Parshat
Acharei Mos is a like a sandwich. On one end, there is the description of the
Yom Kippur service and the ceremony of the scapegoat, and, at the other, there
are the prohibitions of immoral relationships. Tucked in the middle is chapter
17, which states that anyone who slaughters a field animal and does not bring
it to the Tent of Meeting will have a blood guilt, and anyone who offers a
burnt offering and doesn't bring it to the Tent of Meeting will suffer karait.

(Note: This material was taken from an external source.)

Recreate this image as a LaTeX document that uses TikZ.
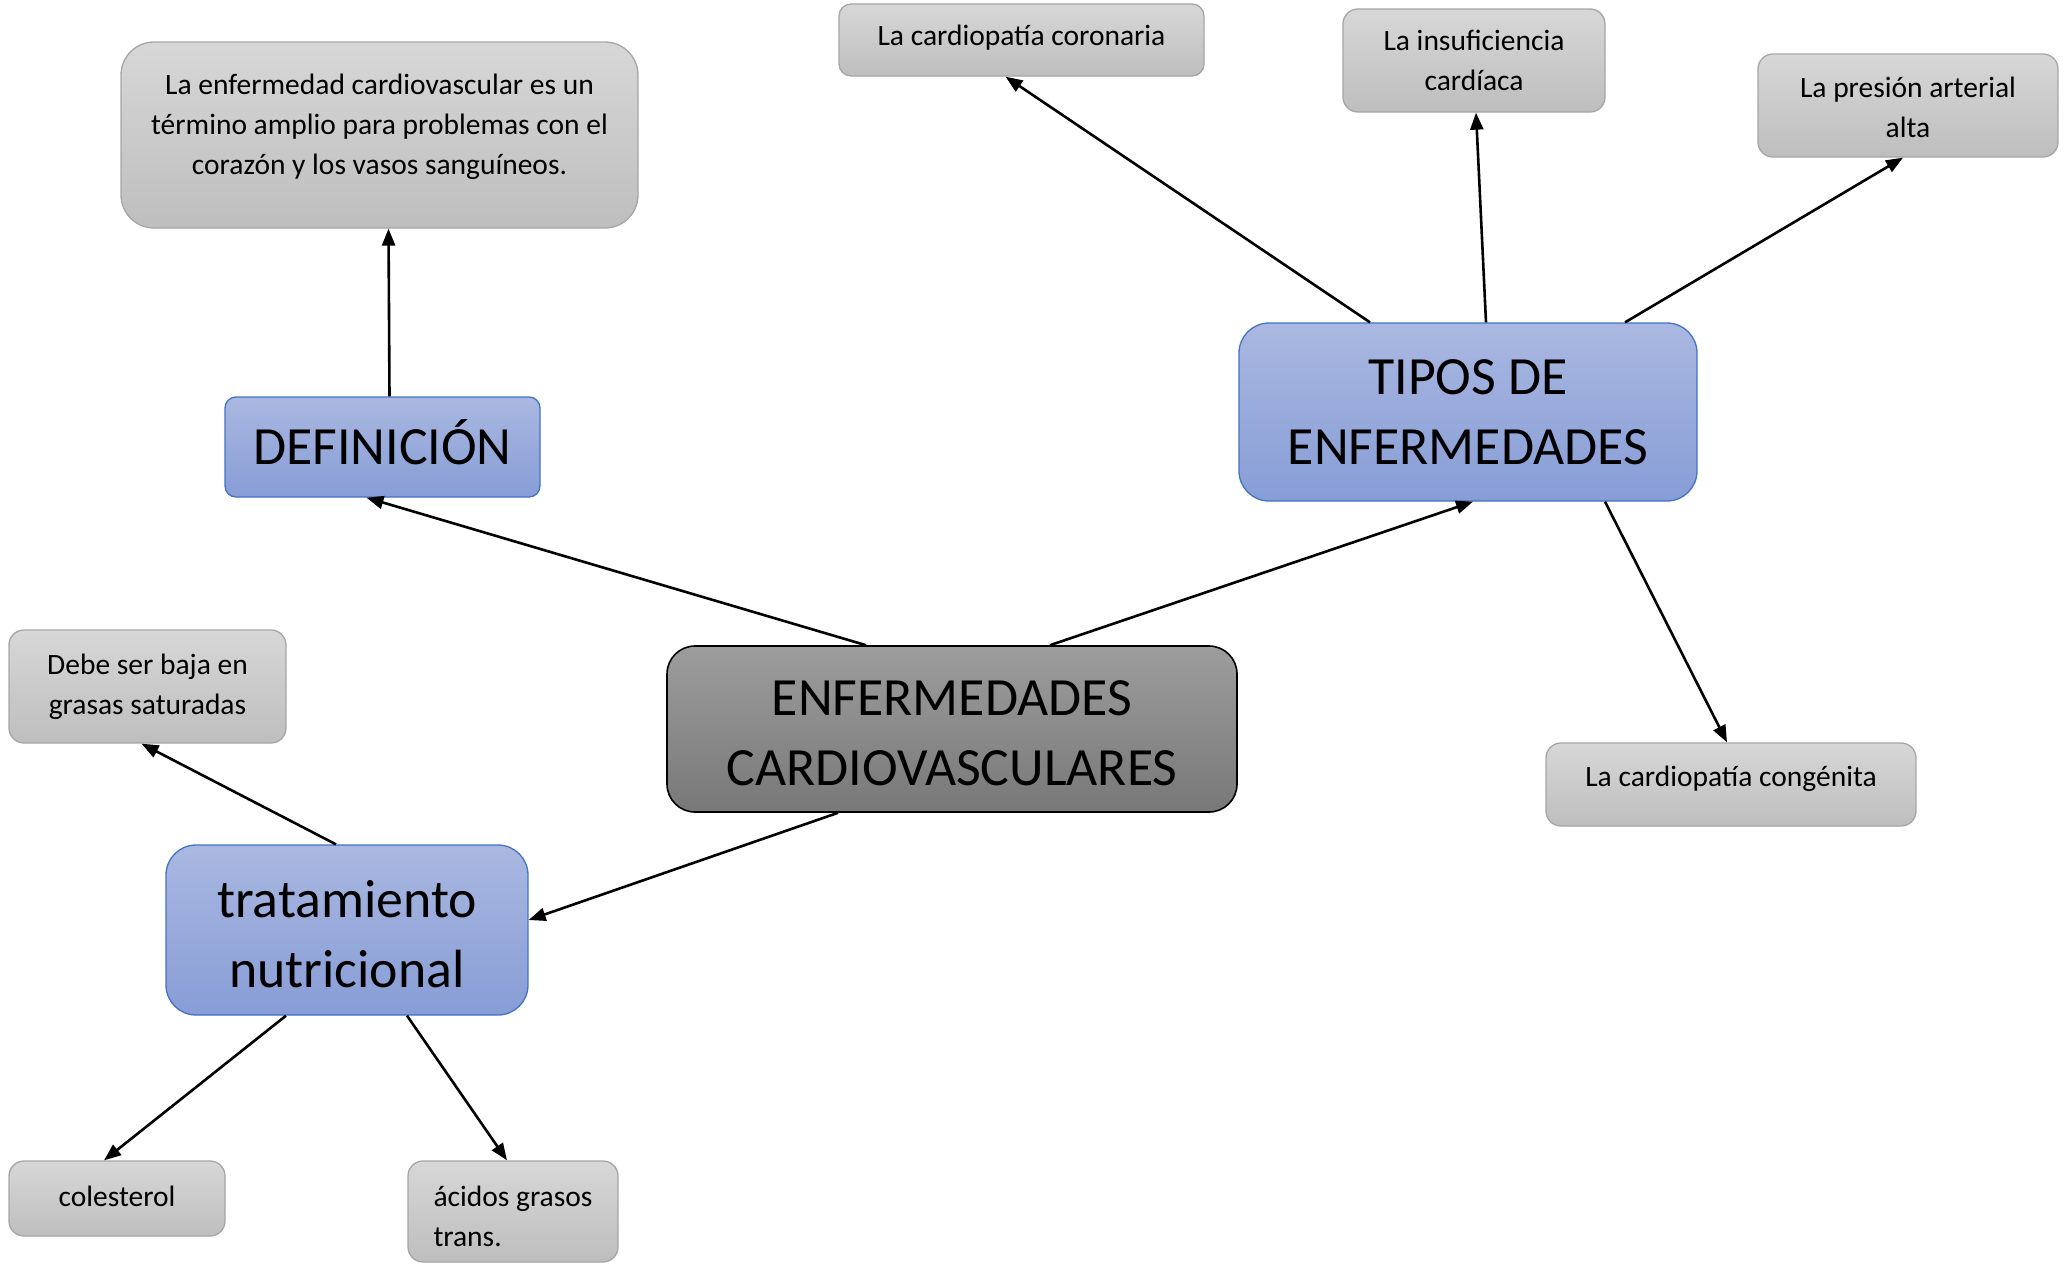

The chapter also includes a reinforcement of the prohibitions of consuming
blood and of eating "what has died or has been torn by beasts"
(17:15).
Imagine
if (or perhaps better, when) the modern world meets the ancient world - hosting
a barbeque would require a trip to the Temple to get your meat properly shechted
with the necessary parts going to the altar. There is, herein, the obvious
question: did people go vegetarian if they lived far from the Temple? That's a
different discussion, but the basic answer is no because the difficulty of the
distance was recognized by halachic authorities.
The
chapter (in verse 7) goes further to explain that the rule of bringing the
animals to the Tent of Meeting would stop people from making offerings to
demons in the field. Judaism believes in demons but not in making offerings to
them. It is hard to relate to the concept of demons in the field, to be honest,
but following the holiday of Pesach and all that meat over the holiday, this is
a good time to connect it to the context of mindful eating. Every time a person
desired to take the life of an animal for personal use, they had to take the
animal to the priests. They had to consecrate it and give some of it to the
Divine service. These rules were another decisive reminder to the Jewish people
that we are a spiritual nation, primed to remember the Divine in all of our
acts and especially in our most animalistic acts.
We
have no Mishkan or Temple today, but we do have brachot. May these
thoughts on these pasukim be inspiration for making more mindful basic brachot
before eating. Saying brachot before one eats is such a simple thing to
do, and yet it is one that many people (for sure, me) tends to rush or mumble
or do without thinking. If the Children of Israel could bring their cattle and
sheep to the Tent of Meeting before preparing their food, the extra second it
takes to properly pronounce the blessings is the least that we can do.